Ривуар смотрит, как играет Люка, и решает: бездарна. Он ее прогоняет от себя. Люка умирает трогательно, как в Травиате; тут планы перепутаны, ибо в том фильме, что они «крутили», Люка тоже умирает: крылатым, хрупким англелом возносится на небо. После самоубийства Люки Ривуар смотрит этот фильм, видит крылатую Люку, понимает вдруг, что он ее любил и любит; в результате — второе самоубийство: Ривуара. Мелодрама? Может быть. Но сделано это так, что к концу испытываешь подлинное волнение, и это несмотря на всю раздражающую искусственность изобразительных средств.
Г. Газданов. ИРИНА ОДОЕВЦЕВА. ЗЕРКАЛО. Роман. Брюссель. 1939[176]

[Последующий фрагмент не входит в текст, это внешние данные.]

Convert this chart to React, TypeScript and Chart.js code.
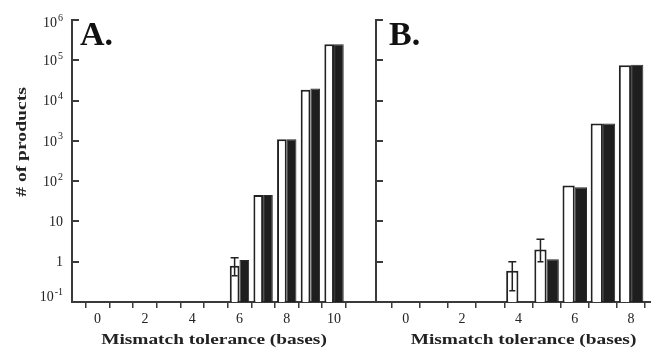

Читая роман Одоевцевой, трудно отделаться от впечатления, что он написан как сценарий, и возникает вопрос: можно ли это в таком случае рассматривать как беллетристику? Это впечатление создается, главным образом, оттого, что все глаголы в романе поставлены в настоящем времени. Трудно предполагать, что автор сделал это не умышленно; слишком очевидно, что эта форма повествования способна погубить любой шедевр, и никакой роман не выдержал бы такого испытания. «Люка встает, Люка думает, Люке кажется, Люка выходит, Люка садится» — и так на протяжении двухсот тридцати страниц.
Употребление настоящего времени в повествовании вообще есть прием чрезвычайно спорный и чаще всего не оправдывающий себя; но если он еще в какой-то мере возможен на одной странице, то на протяжении многих он становится убийственен. Убежден, что Одоевцева это прекрасно знает, не может этого не знать и не видеть; стало быть, это объясняется какими-то повелительными причинами, которые читателю неизвестны, но последствия которых ему приходится все-таки испытывать на себе. И нужно сделать большое усилие, чтобы, прочтя роман, забыть об этом досадном обстоятельстве.
«Зеркало» может нравиться или не нравиться; внешне, повторяю, из романа искусственно вынута главная возможность беллетристической убедительности. Нельзя, однако, отрицать того, что талант Одоевцевой создает ее собственный, особенный мир — черта достаточно редкая, чтобы ей не обрадоваться.